Service, Role, and Host Health
Cloudera Manager monitors the state of the services and roles that are running on your cluster, and the hosts in your cluster. You can see the summary results of these under the Services tab, where various health results determine an overall health assessment of the service or role. The Hosts tab shows similar summary result for the hosts.
Cloudera Manager also monitors a number of metrics for HDFS, MapReduce, HBase, ZooKeeper, Flume, Impala, and Cloudera Management service and role instances. These are reflected in the results shown in the Health Tests panel under the Status tab when you have selected an HDFS, MapReduce, HBase, ZooKeeper, Flume, Impala, or Cloudera Management service or role instance to view.
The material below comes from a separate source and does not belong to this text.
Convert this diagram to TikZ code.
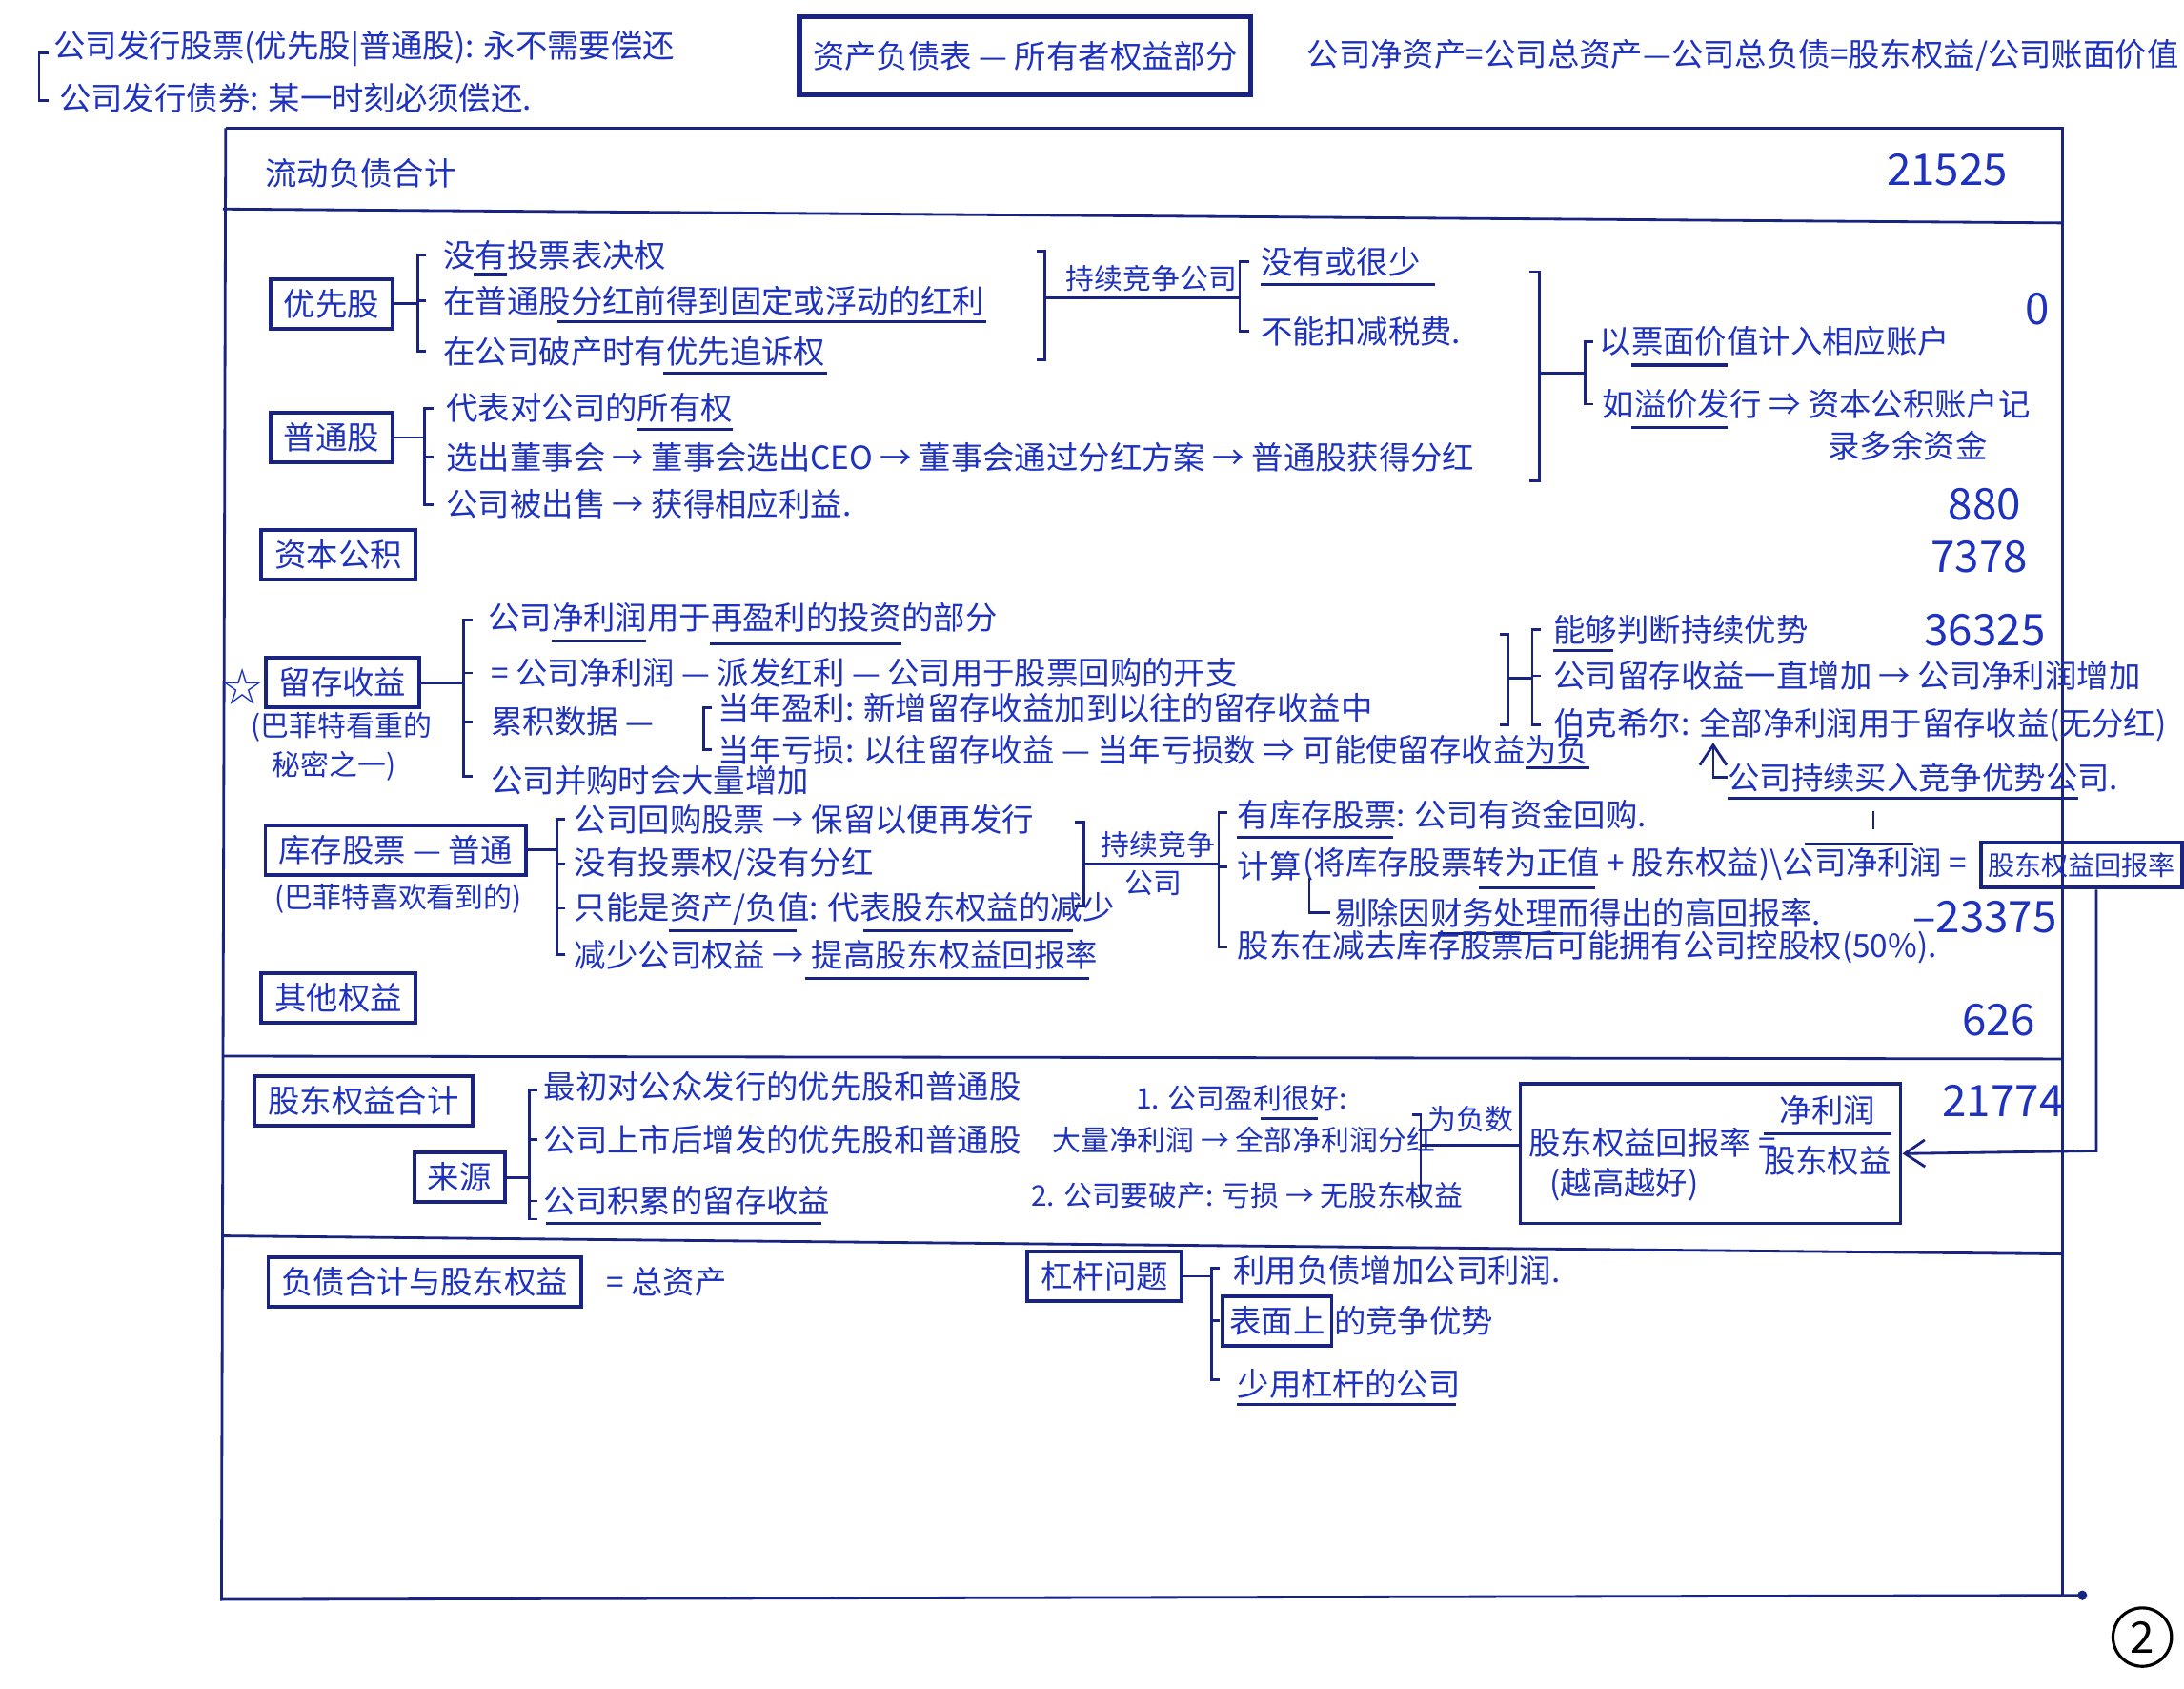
\documentclass[tikz,border=0pt]{standalone}
\usepackage{fontspec}
\setmainfont{Noto Sans CJK SC}
\usetikzlibrary{arrows.meta}
\definecolor{ink}{RGB}{30,50,190}
\definecolor{inkline}{RGB}{25,35,130}
\tikzset{
  txt/.style={text=ink, inner sep=0pt, font=\fontsize{9.5}{11}\selectfont},
  wtxt/.style={txt, anchor=west},
  stxt/.style={txt, font=\fontsize{8.5}{10}\selectfont},
  swtxt/.style={stxt, anchor=west},
  num/.style={text=ink, inner sep=0pt, font=\fontsize{13}{15}\selectfont},
  bx/.style={draw=inkline, line width=1.1pt, text=ink, inner xsep=4pt, inner ysep=3pt, font=\fontsize{9.5}{11}\selectfont},
  ln/.style={draw=inkline, line width=0.8pt},
  ul/.style={draw=inkline, line width=0.9pt},
  arr/.style={ln, -{Straight Barb[length=6pt,width=8pt]}}
}
\begin{document}
\begin{tikzpicture}[x=0.014617cm, y=-0.014617cm]
\useasboundingbox (0,0) rectangle (1568,1212);
\clip (0,0) rectangle (1568,1212);
\fill[white] (0,0) rectangle (1568,1212);

% ---------- top notes ----------
\node[wtxt] (t1) at (38,35) {公司发行股票(优先股|普通股): 永不需要偿还};
\node[wtxt] (t2) at (42,70) {公司发行债券: 某一时刻必须偿还.};
\draw[ln] (35,38) -- (28,38) -- (28,72) -- (35,72);
\node[bx, line width=1.5pt, minimum width=4.604cm, minimum height=0.819cm] (title) at (736,40) {资产负债表 — 所有者权益部分};
\node[wtxt] (t3) at (938,40) {公司净资产=公司总资产—公司总负债=股东权益/公司账面价值};

% ---------- frame ----------
\coordinate (fTL) at (162,92);
\coordinate (fTR) at (1481,92);
\coordinate (fBL) at (159,1148);
\coordinate (fBR) at (1481,1146);
\coordinate (fEnd) at (1495,1145);
\draw[ln] (fTL) -- (fTR) -- (fBR);
\draw[ln] (fTL) -- (fBL) -- (fEnd);
\fill[inkline] (fEnd) circle (3.5);
\draw[ln] (160,150) -- (1481,160);
\draw[ln] (160,758) -- (1481,760);
\draw[ln] (160,887) -- (1481,900);

\node[wtxt] (ldebt) at (190,124) {流动负债合计};
\node[num] (n21525) at (1398,122) {21525};

% ---------- preferred stock ----------
\node[bx] (pref) at (238,218) {优先股};
\draw[ln] (pref.east) -- (300,218);
\draw[ln] (306,183) -- (300,183) -- (300,252) -- (306,252);
\draw[ln] (300,216) -- (306,216);
\node[wtxt] (p1) at (318,183) {没有投票表决权};
\node[wtxt] (p2) at (318,216) {在普通股分红前得到固定或浮动的红利};
\node[wtxt] (p3) at (318,252) {在公司破产时有优先追诉权};
\draw[ul] (340,197) -- (364,197);
\draw[ul] (400,231) -- (708,231);
\draw[ul] (476,268) -- (594,268);
\draw[ln] (744,180) -- (750,180) -- (750,258) -- (744,258);
\node[stxt, anchor=south west] (cont1) at (765,210) {持续竞争公司};
\draw[ln] (750,214) -- (890,214);
\draw[ln] (897,188) -- (890,188) -- (890,238) -- (897,238);
\node[wtxt] (q1) at (905,188) {没有或很少};
\node[wtxt] (q2) at (905,238) {不能扣减税费.};
\draw[ul] (905,204) -- (1030,204);
\draw[ln] (1098,195) -- (1105,195) -- (1105,345) -- (1098,345);
\draw[ln] (1105,268) -- (1138,268);
\draw[ln] (1144,245) -- (1138,245) -- (1138,290) -- (1144,290);
\node[wtxt] (r1) at (1148,245) {以票面价值计入相应账户};
\node[wtxt] (r2) at (1150,290) {如溢价发行 ⇒ 资本公积账户记};
\node[wtxt] (r3) at (1312,320) {录多余资金};
\draw[ul] (1171,262) -- (1240,262);
\draw[ul] (1171,307) -- (1240,307);
\node[num] (n0) at (1463,222) {0};

% ---------- common stock ----------
\node[bx] (comm) at (238,314) {普通股};
\draw[ln] (comm.east) -- (305,314);
\draw[ln] (311,293) -- (305,293) -- (305,362) -- (311,362);
\draw[ln] (305,328) -- (311,328);
\node[wtxt] (c1) at (320,293) {代表对公司的所有权};
\node[wtxt] (c2) at (320,328) {选出董事会 → 董事会选出CEO → 董事会通过分红方案 → 普通股获得分红};
\node[wtxt] (c3) at (320,362) {公司被出售 → 获得相应利益.};
\draw[ul] (457,308) -- (526,308);
\node[num] (n880) at (1425,362) {880};

\node[bx] (capres) at (243,398) {资本公积};
\node[num] (n7378) at (1421,400) {7378};

% ---------- retained earnings ----------
\node[txt, font=\fontsize{12}{14}\selectfont] (star) at (174,493) {☆};
\node[bx] (ret) at (246,490) {留存收益};
\node[stxt, anchor=west] (rn1) at (180,522) {(巴菲特看重的};
\node[stxt, anchor=west] (rn2) at (195,550) {秘密之一)};
\draw[ln] (ret.east) -- (333,490);
\draw[ln] (339,445) -- (333,445) -- (333,557) -- (339,557);
\draw[ln] (333,483) -- (339,483);
\draw[ln] (333,518) -- (339,518);
\node[wtxt] (e1) at (350,443) {公司净利润用于再盈利的投资的部分};
\draw[ul] (396,460) -- (464,460);
\draw[ul] (510,462) -- (647,462);
\node[wtxt] (e2) at (352,483) {= 公司净利润 — 派发红利 — 公司用于股票回购的开支};
\node[wtxt] (e3) at (352,518) {累积数据 —};
\draw[ln] (511,508) -- (505,508) -- (505,538) -- (511,538);
\node[wtxt] (e3a) at (515,508) {当年盈利: 新增留存收益加到以往的留存收益中};
\node[wtxt] (e3b) at (515,538) {当年亏损: 以往留存收益 — 当年亏损数 ⇒ 可能使留存收益为负};
\draw[ul] (e3b.south east) ++(-46,2) -- ++(46,0);
\node[wtxt] (e4) at (352,560) {公司并购时会大量增加};
\draw[ln] (1077,455) -- (1083,455) -- (1083,520) -- (1077,520);
\draw[ln] (1083,487) -- (1100,487);
\draw[ln] (1106,452) -- (1100,452) -- (1100,520) -- (1106,520);
\draw[ln] (1100,485) -- (1106,485);
\node[wtxt] (g1) at (1115,452) {能够判断持续优势};
\draw[ul] (1115,467) -- (1158,467);
\node[wtxt] (g2) at (1115,485) {公司留存收益一直增加 → 公司净利润增加};
\node[wtxt] (g3) at (1115,520) {伯克希尔: 全部净利润用于留存收益(无分红)};
\node[wtxt] (g4) at (1240,558) {公司持续买入竞争优势公司.};
\draw[ul] (1240,573) -- (1492,573);
\draw[arr] (g4.west) -| (1230,533);
\node[num] (n36325) at (1425,452) {36325};

% ---------- treasury stock ----------
\node[bx] (treas) at (284,610) {库存股票 — 普通};
\node[stxt] (treasnote) at (286,645) {(巴菲特喜欢看到的)};
\draw[ln] (treas.east) -- (400,610);
\draw[ln] (406,588) -- (400,588) -- (400,685) -- (406,685);
\draw[ln] (400,620) -- (406,620);
\draw[ln] (400,652) -- (406,652);
\node[wtxt] (s1) at (412,588) {公司回购股票 → 保留以便再发行};
\node[wtxt] (s2) at (412,620) {没有投票权/没有分红};
\node[wtxt] (s3) at (412,652) {只能是资产/负值: 代表股东权益的减少};
\draw[ul] (480,668) -- (572,668);
\draw[ul] (620,668) -- (770,668);
\node[wtxt] (s4) at (412,685) {减少公司权益 → 提高股东权益回报率};
\draw[ul] (578,702) -- (782,702);
\draw[ln] (772,590) -- (778,590) -- (778,650) -- (772,650);
\draw[ln] (778,620) -- (790,620);
\node[stxt, anchor=south west] (k1) at (790,616) {持续竞争};
\node[stxt] (k2) at (828,634) {公司};
\draw[ln] (790,620) -- (875,620);
\draw[ln] (881,583) -- (875,583) -- (875,680) -- (881,680);
\draw[ln] (875,622) -- (881,622);
\node[wtxt] (h1) at (888,585) {有库存股票: 公司有资金回购.};
\draw[ul] (888,601) -- (1000,601);
\node[wtxt] (h2) at (888,622) {计算};
\node[wtxt] (h2b) at (935,620) {(将库存股票转为正值 + 股东权益)\textbackslash 公司净利润 =};
\draw[ul] (1062,637) -- (1145,637);
\draw[ul] (1296,606) -- (1374,606);
\draw[ln] (1345,582) -- (1345,595);
\node[bx, anchor=west, inner xsep=2pt, font=\fontsize{8}{10}\selectfont] (roetop) at (1421,621) {股东权益回报率};
\draw[ln] (940,630) -- (940,655) -- (955,655);
\node[wtxt] (h3) at (958,655) {剔除因财务处理而得出的高回报率.};
\draw[ul] (1032,670) -- (1122,670);
\node[wtxt] (h4) at (888,680) {股东在减去库存股票后可能拥有公司控股权(50\%).};
\node[num] (n23375) at (1425,658) {–23375};

\node[bx] (other) at (243,716) {其他权益};
\node[num] (n626) at (1435,732) {626};

% ---------- shareholders' equity ----------
\node[bx] (eqt) at (261,790) {股东权益合计};
\node[bx] (src) at (330,845) {来源};
\draw[ln] (src.east) -- (380,845);
\draw[ln] (386,782) -- (380,782) -- (380,875) -- (386,875);
\draw[ln] (380,818) -- (386,818);
\draw[ln] (380,862) -- (386,862);
\node[wtxt] (f1) at (390,780) {最初对公众发行的优先股和普通股};
\node[wtxt] (f2) at (390,818) {公司上市后增发的优先股和普通股};
\node[wtxt] (f3) at (390,862) {公司积累的留存收益};
\draw[ul] (392,878) -- (590,878);
\node[swtxt] (w1) at (815,788) {1. 公司盈利很好:};
\draw[ul] (905,803) -- (946,803);
\node[swtxt] (w2) at (755,818) {大量净利润 → 全部净利润分红};
\node[swtxt] (w3) at (740,858) {2. 公司要破产: 亏损 → 无股东权益};
\node[draw=inkline, line width=1.1pt, minimum width=3.99cm, minimum height=1.462cm, inner sep=0pt] (roebox) at (1228,828) {};
\draw[ln] (1014,800) -- (1020,800) -- (1020,862) -- (1014,862);
\draw[ln] (1020,822) -- (roebox.west |- 0,822);
\node[stxt] (neg) at (1056,803) {为负数};
\node[wtxt] (roe1) at (1097,820) {股东权益回报率 =};
\node[txt] (roe2) at (1166,850) {(越高越好)};
\node[txt] (fr1) at (1312,797) {净利润};
\node[txt] (fr2) at (1312,833) {股东权益};
\draw[ul] (1266,814) -- (1358,814);
\node[num] (n21774) at (1438,790) {21774};
\coordinate (turn) at (1505,826);
\draw[arr] (roetop.south -| turn) -- (turn) -- (roebox.east);

% ---------- bottom ----------
\node[bx] (liab) at (305,920) {负债合计与股东权益};
\node[wtxt] (tot) at (435,920) {= 总资产};
\node[bx] (lev) at (793,916) {杠杆问题};
\draw[ln] (lev.east) -- (870,916);
\draw[ln] (876,910) -- (870,910) -- (870,990) -- (876,990);
\draw[ln] (870,948) -- (876,948);
\node[wtxt] (v1) at (885,912) {利用负债增加公司利润.};
\node[bx, inner xsep=2pt] (surf) at (917,948) {表面上};
\node[wtxt] (v2) at (surf.east) {的竞争优势};
\node[wtxt] (v3) at (888,993) {少用杠杆的公司};
\draw[ul] (888,1008) -- (1045,1008);

\node[draw=black, line width=0.9pt, circle, inner sep=2pt, font=\fontsize{13}{15}\selectfont] (pg) at (1538,1175) {2};
\end{tikzpicture}
\end{document}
The overall health of a role or service is a roll-up of its health checks; if any health check is Bad, the service's or role's health will be Bad. If any health check is Concerning (but none are Bad) the role's or service's health will be concerning.
The health check results are presented in the Health Tests panel. For some of these, you can also chart the associated metrics over time. Other metrics are also shown as charts over a time range. See Viewing Service Status and Viewing Status for a Role Instance for more details. See Viewing Detailed Information about Hosts for details of the health of a host.
There are several types of health checks that can be performed, depending on the type of service or role instance:
- Simple pass/fail checks, such as a service or role started as expected, a DataNode is connected to its NameNode, or a TaskTracker is (or is not) blacklisted. These checks result in the health of that metric being either Good or Bad.
- Metric-type tests, such as the number of file descriptors in use, the amount of disk space used or free, how much time spent in garbage collection, or how many pages were swapped to disk in the previous 15 minutes. The results of these types of checks can be compared to threshold values that determine whether everything is OK (for example, plenty of disk space available), whether it is Concerning (disk space getting low), or is Bad (a critically low amount of disk space).
- HDFS (NameNode), HBase, and ZooKeeper also run a health test known as the "canary" test which exercises the service lightly to confirm it is working and responsive.
By default most health checks are enabled and (if appropriate) configured with reasonable thresholds. You can modify threshold values by editing the Monitoring properties under Configuration tab for the service. You can also enable or disable individual or summary health checks, and in some cases specify what should be included in the calculation of overall health for the service or role. See Configuring Monitoring Settings for more information.